| Feature | RunRight | Strava |
|---|---|---|
| Generates personalized training plans | ✅ | — |
| Plan adapts after every run | ✅ | — |
| VO2Max-based coaching | ✅ | — |
| Apple Watch workout scheduling | ✅ | — |
| Activity tracking / GPS | — | ✅ |
| Social feed & followers | — | ✅ |
| Route planning & maps | — | ✅ |
| Segment leaderboards | — | ✅ |
| Club & group features | — | ✅ |
| Multi-sport support | — | ✅ |
| Heart rate data analysis | ✅ | ✅ |
| Free tier available | ✅ | ✅ |
Strava answers: "What did I do?" It records your runs, shows you maps, compares your segments, and connects you with other runners. It's the social network for athletes.

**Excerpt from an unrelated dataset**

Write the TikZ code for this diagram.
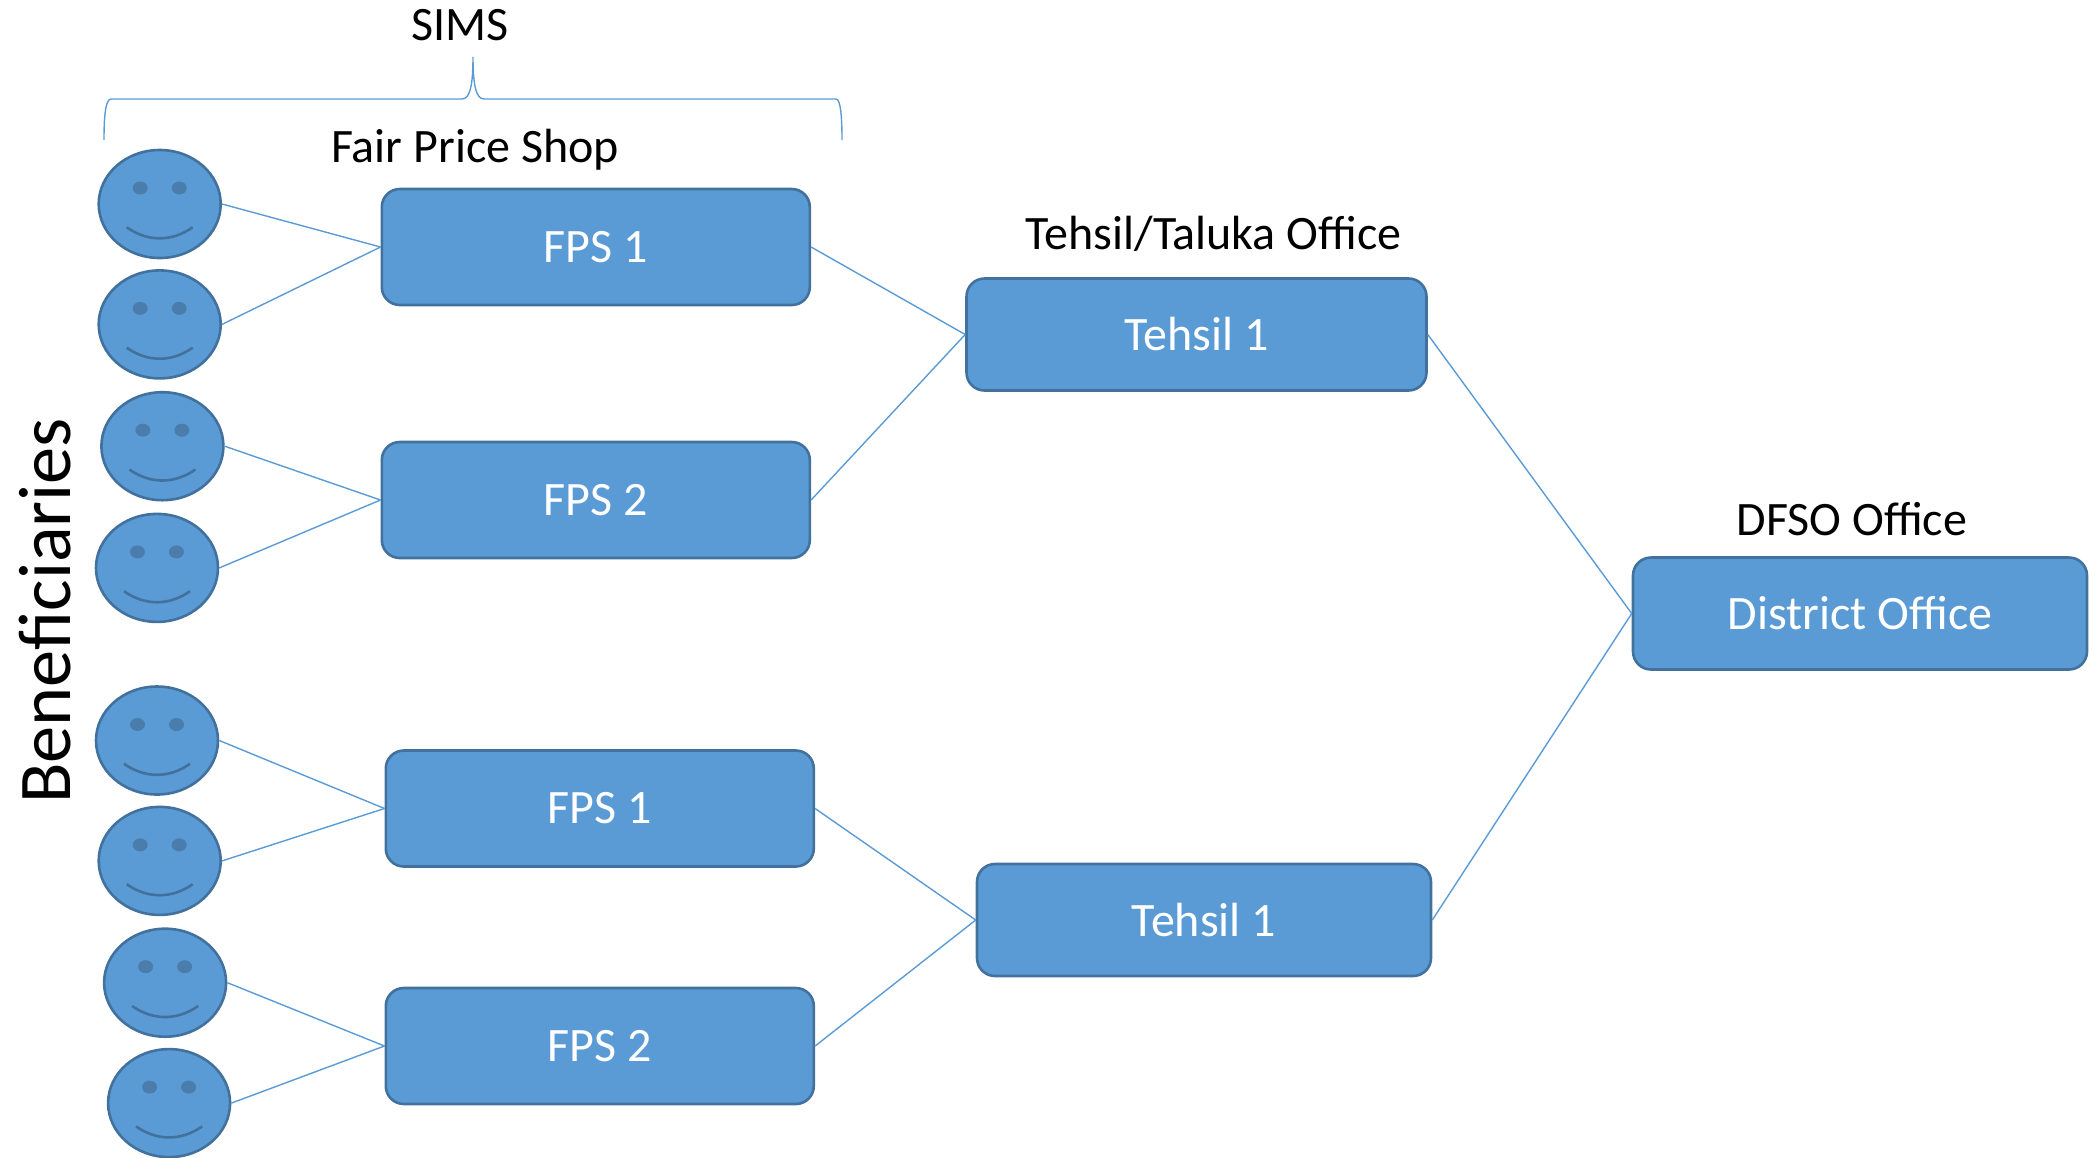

RunRight answers: "What should I do next?" It reads your running data from Apple Health and creates an adaptive training plan that evolves with your fitness. It's your AI running coach.
Many RunRight users use both apps. Strava for the social experience and activity log, RunRight for the structured, adaptive training plan.
Most runners hit a plateau because they train by feel or follow static plans. Strava shows you what happened — but it doesn't tell you what to do differently tomorrow.
RunRight uses your VO2Max, heart rate trends, and performance history to prescribe exactly the right workout at the right intensity. When you improve, it pushes harder. When you're fatigued, it pulls back.